Photo credit: Matthias Gerung

Most people should be familiar with 666, which is infamous for being the number of the Biblical beast that would rule over the Earth in the last days. This is evident in Revelation 13:18, which says: “Here is wisdom. Let him that hath understanding count the number of the beast: for it is the number of a man; and his number is six hundred threescore and six.” A score is 20, and three scores is 60. So, “six hundred threescore and six” is 666. Or is it?

According to a fragment of the Book of Revelation discovered in 2005, the number of the beast is 616 and not 666. The fragment is the oldest surviving record of the Book of Revelation and was written at the end of the third century. It was discovered in Egypt and was written in Greek. Reacting to the news that 616 is the number of the beast and not 666, Peter Gilmore, high priest of the Church of Satan, stated that their religious movement identified itself with 666 because of its negative connotation in Christianity. However, they would not hesitate to switch to 616 if Christians switched.[10]

1 100

The word we use for the figure above is “hundred.” However, centuries ago, the term “hundred” referred to two different numbers. The first is five scores (100), which remains today’s “hundred,” while the other was six scores (120). The disparity could be traced to Old Norse, where “hundred” was called hundrath and referred to 120.
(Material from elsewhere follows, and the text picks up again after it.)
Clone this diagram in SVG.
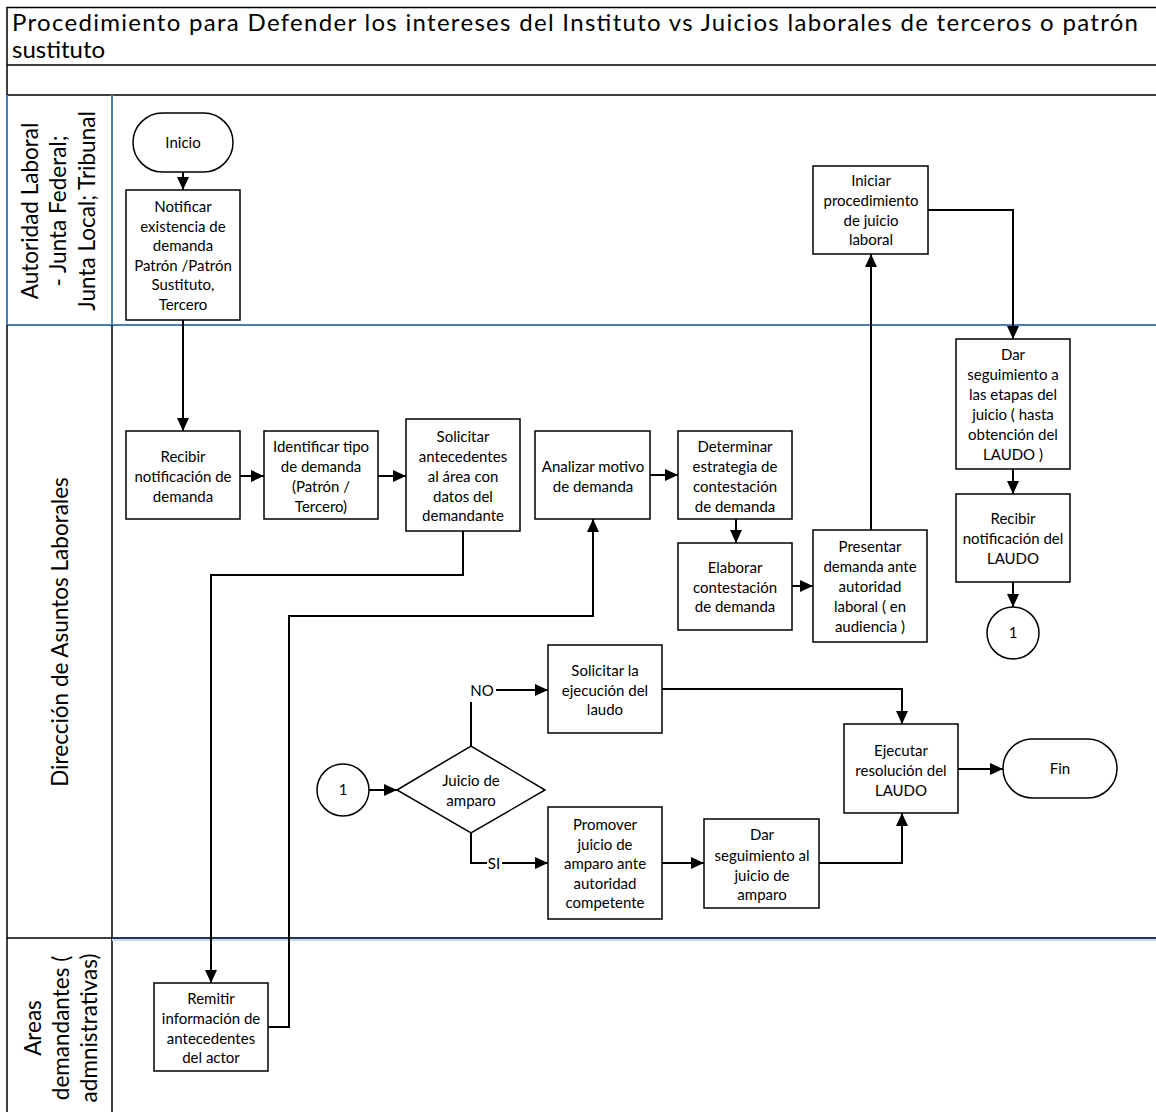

This created problems when it was introduced into English, where a “hundred” was 100. To avoid confusion, the five-score “hundred” was called the “new hundred,” “short hundred,” or “decimal hundred” (hundrath ti-raett), while the six-score “hundred” was called “old hundred,” “long hundred,” or “duodecimal hundred” (hundrath tolf-roett). However, the six-score “hundred” soon gave way to the five-score “hundred.”[11]